While I do agree with you that de facto standards often triumph over "paper" standards, it is important to note that Office OpenXML is neither. Nobody uses it and it is not an official standard (yet).

I think it is dishonest to pretend like the new document format will be widespread just because all the old Office formats are. Mass migration to a new format will take a long time no matter which format it is. So far OpenDocument has a larger marketshare than OpenXML, which has zero.

Tomorrow may be different, of course, and I may have to take all this back. Until then, however, with no documents "out there" the only thing an independent implementation of OpenXML will accomplish is increased acceptance in public organizations.

Jeremy Allison Has Resigned from Novell to Protest MS Patent Deal (Groklaw)

Posted Dec 22, 2006 17:43 UTC (Fri) by rahulsundaram (subscriber, #21946) [Link]

"if you want to 'punish' Novell the best possible way you can do it is to create a effective and easy to deploy open source-based network directory system to rival Active Directory and eDirectory... which the Free and Open Source world lacks completely"

See http://directory.fedora.redhat.com/

Jeremy Allison Has Resigned from Novell to Protest MS Patent Deal (Groklaw)

Posted Dec 23, 2006 12:06 UTC (Sat) by drag (subscriber, #31333) [Link]

That's a LDAP server.

Active Directory and eDirectory system uses LDAP for holding information, but it goes far beyond that.

You have easy integration into AD built into every windows desktops. You can perform all sorts of authentication on many different services and have fairly decent ways to visualize information and allow more normal people to add users and set permissions on network file systems etc etc.

It's kinda like the difference between having a file system for a operating system versus a operating system.

Right now it's possible to have something that does most of the important functionality of AD/eDirectory using Kerberos + LDAP + dozens of other packages, but there isn't anybody out there offering a coesive FOSS solution for it and it's very difficult to setup and very difficult to administrate.

Nothing like Small business server were you can have one somewhat-experianced setup a small business with a Active Directory system were more normal staff are able to add and remove users and such.

This isn't nessicarially a bad thing. I feel personally that Single Sign On is overrated and is a HUGE security risk. It's much safer to have individual servers with individual passwords for everything. There isn't much of a real technical reason for SSO/AD/eDirectory for a small business...

But nowadays Active Directory is the _minimal_ requirement for most of the things you'd use Windows servers with Windows desktop for in most any sized business. It's what people want and what they expect.

Jeremy Allison Has Resigned from Novell to Protest MS Patent Deal (Groklaw)
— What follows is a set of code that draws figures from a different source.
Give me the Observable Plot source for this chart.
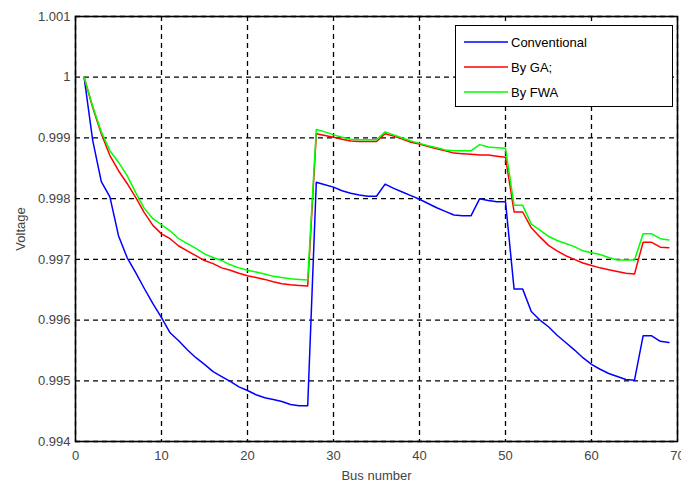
<!DOCTYPE html>
<html>
<head>
<meta charset="utf-8">
<script src="https://cdn.jsdelivr.net/npm/d3@7"></script>
<script src="https://cdn.jsdelivr.net/npm/@observablehq/plot@0.6"></script>
<style>
  html, body { margin: 0; padding: 0; background: #fff; }
  #wrap { position: relative; width: 681px; height: 489px; font-family: "Liberation Sans", Arial, sans-serif; }
  #legend { position: absolute; left: 455px; top: 25px; width: 216px; height: 80px; border: 1.5px solid #000; background: #fff; box-sizing: content-box; }
  .row { position: absolute; left: 0; height: 20px; display: flex; align-items: center; }
  .sw { display: block; margin-left: 8px; margin-right: 3px; }
  .lbl { font-size: 13px; color: #000; }
</style>
</head>
<body>
<div id="wrap"></div>
<script>
const buses = [1,2,3,4,5,6,7,8,9,10,11,12,13,14,15,16,17,18,19,20,21,22,23,24,25,26,27,28,29,30,31,32,33,34,35,36,37,38,39,40,41,42,43,44,45,46,47,48,49,50,51,52,53,54,55,56,57,58,59,60,61,62,63,64,65,66,67,68,69];

const conventional = [
  1.00000, 0.99896, 0.99828, 0.99803, 0.99739, 0.99703, 0.99678, 0.99652, 0.99627, 0.99604,
  0.99579, 0.99566, 0.99551, 0.99538, 0.99527, 0.99515, 0.99507, 0.99499, 0.99490, 0.99484,
  0.99477, 0.99472, 0.99469, 0.99466, 0.99461, 0.99459, 0.99459, 0.99827, 0.99823, 0.99819,
  0.99813, 0.99809, 0.99806, 0.99804, 0.99804, 0.99824, 0.99817, 0.99811, 0.99805, 0.99799,
  0.99792, 0.99785, 0.99779, 0.99773, 0.99772, 0.99772, 0.99800, 0.99797, 0.99795, 0.99795,
  0.99651, 0.99651, 0.99614, 0.99600, 0.99589, 0.99575, 0.99563, 0.99551, 0.99538, 0.99527,
  0.99519, 0.99512, 0.99507, 0.99502, 0.99501, 0.99574, 0.99574, 0.99565, 0.99563];

const byGA = [
  1.00000, 0.99950, 0.99907, 0.99871, 0.99846, 0.99825, 0.99802, 0.99777, 0.99756, 0.99742,
  0.99734, 0.99722, 0.99714, 0.99706, 0.99698, 0.99693, 0.99686, 0.99682, 0.99677, 0.99673,
  0.99670, 0.99667, 0.99663, 0.99660, 0.99658, 0.99657, 0.99656, 0.99907, 0.99904, 0.99901,
  0.99898, 0.99895, 0.99894, 0.99894, 0.99894, 0.99907, 0.99903, 0.99898, 0.99893, 0.99890,
  0.99886, 0.99882, 0.99879, 0.99875, 0.99874, 0.99873, 0.99872, 0.99872, 0.99870, 0.99868,
  0.99778, 0.99778, 0.99752, 0.99737, 0.99723, 0.99714, 0.99706, 0.99700, 0.99694, 0.99690,
  0.99686, 0.99683, 0.99680, 0.99677, 0.99676, 0.99728, 0.99728, 0.99720, 0.99719];

const byFWA = [
  1.00000, 0.99952, 0.99910, 0.99879, 0.99860, 0.99838, 0.99810, 0.99784, 0.99767, 0.99757,
  0.99747, 0.99734, 0.99726, 0.99718, 0.99709, 0.99703, 0.99698, 0.99691, 0.99686, 0.99682,
  0.99679, 0.99676, 0.99672, 0.99670, 0.99668, 0.99667, 0.99666, 0.99914, 0.99910, 0.99905,
  0.99901, 0.99898, 0.99897, 0.99897, 0.99897, 0.99910, 0.99905, 0.99900, 0.99895, 0.99891,
  0.99887, 0.99884, 0.99880, 0.99879, 0.99879, 0.99879, 0.99889, 0.99885, 0.99884, 0.99883,
  0.99789, 0.99789, 0.99758, 0.99748, 0.99738, 0.99731, 0.99726, 0.99721, 0.99714, 0.99711,
  0.99708, 0.99703, 0.99699, 0.99699, 0.99699, 0.99742, 0.99742, 0.99734, 0.99732];

const seriesNames = ["Conventional", "By GA;", "By FWA"];
const seriesColors = ["#0000ff", "#ff0000", "#00ff00"];
const seriesValues = [conventional, byGA, byFWA];

const xTicks = [0, 10, 20, 30, 40, 50, 60, 70];
const yTicks = [0.994, 0.995, 0.996, 0.997, 0.998, 0.999, 1.000, 1.001];
const yTickLabels = ["0.994", "0.995", "0.996", "0.997", "0.998", "0.999", "1", "1.001"];

const rows = [];
seriesValues.forEach((vals, s) => {
  vals.forEach((v, i) => rows.push({bus: buses[i], v, series: seriesNames[s]}));
});

const chart = Plot.plot({
  width: 681,
  height: 489,
  marginLeft: 75,
  marginRight: 4,
  marginTop: 16,
  marginBottom: 48,
  style: {fontFamily: '"Liberation Sans", Arial, sans-serif', fontSize: "13px", background: "#fff"},
  x: {domain: [0, 70]},
  y: {domain: [0.994, 1.001]},
  color: {domain: seriesNames, range: seriesColors},
  marks: [
    Plot.gridX(xTicks, {stroke: "#000", strokeOpacity: 1, strokeWidth: 1.3, strokeDasharray: "5,4"}),
    Plot.gridY(yTicks, {stroke: "#000", strokeOpacity: 1, strokeWidth: 1.3, strokeDasharray: "5,4"}),
    Plot.line(rows, {x: "bus", y: "v", z: "series", stroke: "series", strokeWidth: 1.5}),
    Plot.frame({stroke: "#000", strokeWidth: 1.6}),
    Plot.axisX({ticks: xTicks, tickSize: 0, tickPadding: 9, fill: "#444", fontSize: 13,
      label: "Bus number", labelAnchor: "center", labelArrow: "none", labelOffset: 38}),
    Plot.axisY({ticks: yTicks, tickSize: 0, tickPadding: 5, fill: "#444", fontSize: 13,
      tickFormat: (d) => yTickLabels[yTicks.findIndex(t => Math.abs(t - d) < 1e-9)],
      label: "Voltage", labelAnchor: "center", labelArrow: "none", labelOffset: 60})
  ]
});

const wrap = document.getElementById("wrap");
wrap.appendChild(chart);

const legend = document.createElement("div");
legend.id = "legend";
const NS = "http://www.w3.org/2000/svg";
seriesNames.forEach((name, i) => {
  const row = document.createElement("div");
  row.className = "row";
  row.style.top = (6 + i * 25) + "px";
  const sw = document.createElementNS(NS, "svg");
  sw.setAttribute("class", "sw");
  sw.setAttribute("width", "44");
  sw.setAttribute("height", "4");
  const ln = document.createElementNS(NS, "line");
  ln.setAttribute("x1", "0"); ln.setAttribute("x2", "44");
  ln.setAttribute("y1", "2"); ln.setAttribute("y2", "2");
  ln.setAttribute("stroke", seriesColors[i]);
  ln.setAttribute("stroke-width", "1.5");
  sw.appendChild(ln);
  const lbl = document.createElement("span");
  lbl.className = "lbl";
  lbl.textContent = name;
  row.appendChild(sw);
  row.appendChild(lbl);
  legend.appendChild(row);
});
wrap.appendChild(legend);
</script>
</body>
</html>
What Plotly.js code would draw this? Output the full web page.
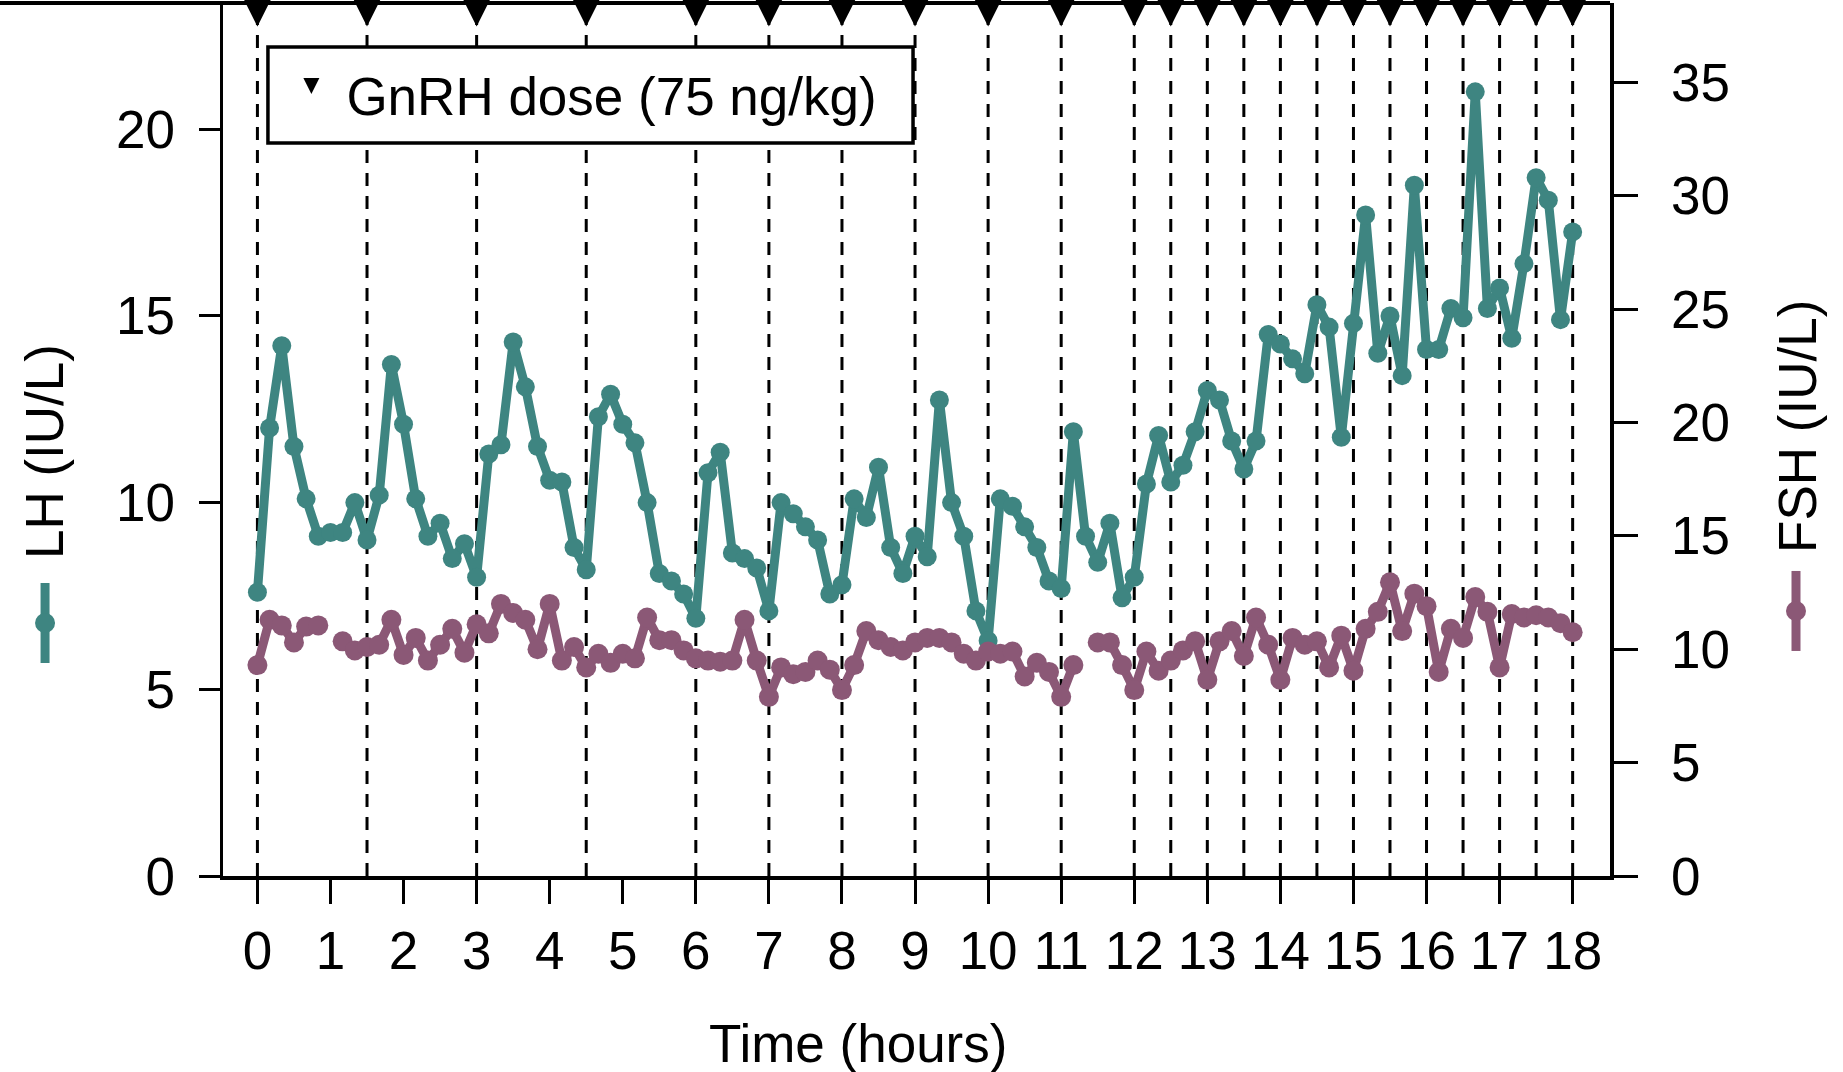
<!DOCTYPE html>
<html><head><meta charset="utf-8">
<script src="https://cdn.plot.ly/plotly-3.0.1.min.js"></script>
<style>html,body{margin:0;padding:0;background:#fff}#chart{width:1843px;height:1072px}</style>
</head><body><div id="chart"></div>
<script>
// ---- data ----
const timeMinutes = [0,10,20,30,40,50,60,70,80,90,100,110,120,130,140,150,160,170,180,190,200,210,220,230,240,250,260,270,280,290,300,310,320,330,340,350,360,370,380,390,400,410,420,430,440,450,460,470,480,490,500,510,520,530,540,550,560,570,580,590,600,610,620,630,640,650,660,670,680,690,700,710,720,730,740,750,760,770,780,790,800,810,820,830,840,850,860,870,880,890,900,910,920,930,940,950,960,970,980,990,1000,1010,1020,1030,1040,1050,1060,1070,1080];
const lhValues = [7.6,12.0,14.2,11.5,10.1,9.1,
 9.2,9.2,10.0,9.0,10.2,13.7,
 12.1,10.1,9.1,9.45,8.5,8.9,
 8.0,11.3,11.55,14.3,13.1,11.5,
 10.6,10.55,8.8,8.2,12.3,12.9,
 12.1,11.6,10.0,8.1,7.9,7.55,
 6.9,10.8,11.35,8.65,8.5,8.25,
 7.1,10.0,9.7,9.35,9.0,7.55,
 7.8,10.1,9.6,10.95,8.8,8.1,
 9.1,8.55,12.75,10.0,9.1,7.1,
 6.3,10.1,9.9,9.35,8.8,7.9,
 7.7,11.9,9.1,8.4,9.45,7.45,
 8.0,10.5,11.8,10.55,11.0,11.9,
 13.0,12.75,11.65,10.9,11.65,14.5,
 14.25,13.85,13.45,15.3,14.7,11.75,
 14.8,17.7,14.0,15.0,13.4,18.5,
 14.1,14.1,15.2,14.95,21.0,15.2,
 15.75,14.4,16.4,18.7,18.1,14.9,
 17.25];
const fshValues = [9.3,11.3,11.05,10.3,11.0,11.05,
 null,10.35,9.95,10.1,10.2,11.3,
 9.75,10.5,9.5,10.2,10.9,9.85,
 11.1,10.7,12.0,11.6,11.3,10.0,
 12.0,9.5,10.1,9.2,9.8,9.4,
 9.8,9.6,11.4,10.4,10.4,9.95,
 9.6,9.5,9.45,9.5,11.3,9.5,
 7.9,9.2,8.9,9.0,9.5,9.1,
 8.2,9.3,10.8,10.4,10.1,9.95,
 10.3,10.5,10.5,10.3,9.8,9.5,
 9.9,9.8,9.9,8.8,9.4,9.0,
 7.9,9.3,null,10.3,10.3,9.3,
 8.2,9.9,9.05,9.5,9.95,10.35,
 8.65,10.35,10.8,9.7,11.4,10.2,
 8.65,10.5,10.2,10.35,9.2,10.6,
 9.05,10.9,11.65,12.95,10.8,12.45,
 11.9,9.0,10.9,10.5,12.3,11.65,
 9.2,11.55,11.4,11.5,11.4,11.15,
 10.75];
const doseHours = [0,1.5,3,4.5,6,7,8,9,10,11,12,12.5,13,13.5,14,14.5,15,15.5,16,16.5,17,17.5,18];
const xTickVals = [0,1,2,3,4,5,6,7,8,9,10,11,12,13,14,15,16,17,18];
const xTickLabels = ['0','1','2','3','4','5','6','7','8','9','10','11','12','13','14','15','16','17','18'];
const lhTicks = [0,5,10,15,20];
const fshTicks = [0,5,10,15,20,25,30,35];
const doseLabel = 'GnRH dose (75 ng/kg)';

// ---- styling ----
const LH_COLOR = '#3e8581';
const FSH_COLOR = '#8b5876';
const FONT = 'Liberation Sans, Arial, Helvetica, sans-serif';
const FS = 53;
const LH_RANGE = [0, 23.38];
const FSH_RANGE = [0, 38.5];
const DOSE_MARK_Y = 22.75;

const hours = timeMinutes.map(m => m / 60);

const traces = [
  {x: hours, y: lhValues, type: 'scatter', mode: 'lines+markers', name: 'LH',
   line: {color: LH_COLOR, width: 9}, marker: {color: LH_COLOR, size: 19},
   showlegend: false, yaxis: 'y', connectgaps: false},
  {x: hours, y: fshValues, type: 'scatter', mode: 'lines+markers', name: 'FSH',
   line: {color: FSH_COLOR, width: 9}, marker: {color: FSH_COLOR, size: 20},
   showlegend: false, yaxis: 'y2', connectgaps: false},
  {x: doseHours, y: doseHours.map(() => DOSE_MARK_Y), type: 'scatter', mode: 'markers',
   name: doseLabel, marker: {symbol: 'arrow-down', size: 34, color: '#000'},
   cliponaxis: false, showlegend: true, yaxis: 'y'}
];

const shapes = doseHours.map(h => ({
  type: 'line', xref: 'x', yref: 'paper', x0: h, x1: h, y0: 0, y1: 1,
  line: {color: '#000', width: 3, dash: '13px,10px'}, layer: 'below'
}));
// legend frame
shapes.push({type: 'rect', xref: 'paper', yref: 'paper', x0: 0.0324, x1: 0.4975, y0: 0.8396, y1: 0.9496,
  fillcolor: '#fff', line: {color: '#000', width: 3.5}, layer: 'below'});
shapes.push({type: 'line', xref: 'paper', yref: 'paper', x0: -0.161, x1: 1.0, y0: 1, y1: 1,
  line: {color: '#000', width: 4}});
function glyph(xa, ya, color) {
  return [
    {type: 'line', xref: 'paper', yref: 'paper', xsizemode: 'pixel', ysizemode: 'pixel',
     xanchor: xa, yanchor: ya, x0: 0, x1: 0, y0: -40, y1: 40, line: {color: color, width: 9}},
    {type: 'circle', xref: 'paper', yref: 'paper', xsizemode: 'pixel', ysizemode: 'pixel',
     xanchor: xa, yanchor: ya, x0: -10, x1: 10, y0: -10, y1: 10, fillcolor: color,
     line: {color: color, width: 0}}
  ];
}
shapes.push(...glyph(-0.1283, 0.2898, LH_COLOR));
shapes.push(...glyph(1.1341, 0.3036, FSH_COLOR));

const axisCommon = {
  showline: true, linecolor: '#000', linewidth: 3.5, ticks: 'outside', tickcolor: '#000',
  tickwidth: 3, showgrid: false, zeroline: false,
  tickfont: {family: FONT, size: FS, color: '#000'}
};

const layout = {
  width: 1843, height: 1072,
  margin: {l: 223, r: 233, t: 3, b: 196},
  paper_bgcolor: '#fff', plot_bgcolor: '#fff',
  font: {family: FONT, size: FS, color: '#000'},
  xaxis: Object.assign({}, axisCommon, {range: [-0.471, 18.511], tickvals: xTickVals,
    ticktext: xTickLabels, ticklen: 24, ticklabelstandoff: 2}),
  yaxis: Object.assign({}, axisCommon, {range: LH_RANGE, tickvals: lhTicks, ticklen: 21,
    ticklabelstandoff: 13}),
  yaxis2: Object.assign({}, axisCommon, {range: FSH_RANGE, tickvals: fshTicks, ticklen: 24,
    overlaying: 'y', side: 'right', ticklabelstandoff: 23}),
  showlegend: true,
  legend: {x: 0.0385, y: 0.9427, xanchor: 'left', yanchor: 'top', bgcolor: 'rgba(0,0,0,0)',
    borderwidth: 0, font: {family: FONT, size: FS, color: '#000'},
    itemwidth: 60},
  shapes: shapes,
  annotations: [
    {text: 'Time (hours)', xref: 'paper', yref: 'paper', x: 0.458, y: -0.1924,
     xanchor: 'center', yanchor: 'middle', showarrow: false, font: {family: FONT, size: FS, color: '#000'}},
    {text: 'LH (IU/L)', xref: 'paper', yref: 'paper', x: -0.1283, y: 0.4857, textangle: -90,
     xanchor: 'center', yanchor: 'middle', showarrow: false, font: {family: FONT, size: FS, color: '#000'}},
    {text: 'FSH (IU/L)', xref: 'paper', yref: 'paper', x: 1.1355, y: 0.5155, textangle: -90,
     xanchor: 'center', yanchor: 'middle', showarrow: false, font: {family: FONT, size: FS, color: '#000'}}
  ]
};

Plotly.newPlot('chart', traces, layout, {displayModeBar: false, staticPlot: true});
</script>
</body></html>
Posted Dec 24, 2006 0:34 UTC (Sun) by rahulsundaram (subscriber, #21946) [Link]

" That's a LDAP server.

Active Directory and eDirectory system uses LDAP for holding information, but it goes far beyond that. "

Just curious. Have you actually tried it out? Can you mention specific features that you found lacking?

Jeremy Allison Has Resigned from Novell to Protest MS Patent Deal (Groklaw)

Posted Jan 5, 2007 18:06 UTC (Fri) by jschrod (subscriber, #1646) [Link]

What's missing? Group policy objects, to start with.

Jeremy Allison Has Resigned from Novell to Protest MS Patent Deal (Groklaw)

Posted Dec 22, 2006 19:39 UTC (Fri) by cpm (guest, #3554) [Link]

"Some governments may be adopting ODF for political reasons, "

And the same, and other governments may be adopting ODF because it's
the SANE thing to do. It's the RIGHT thing to do. All politics aside.
If politics is involved, it's involved in keeping governments from
adopting open and free standards.

Jeremy Allison Has Resigned from Novell to Protest MS Patent Deal (Groklaw)

Posted Dec 23, 2006 11:55 UTC (Sat) by drag (subscriber, #31333) [Link]

Politics is what your talking about.

Liberty is essentially a political persuit. The idea that information should be aviable to all end users without having ot pay Microsoft is a political thing.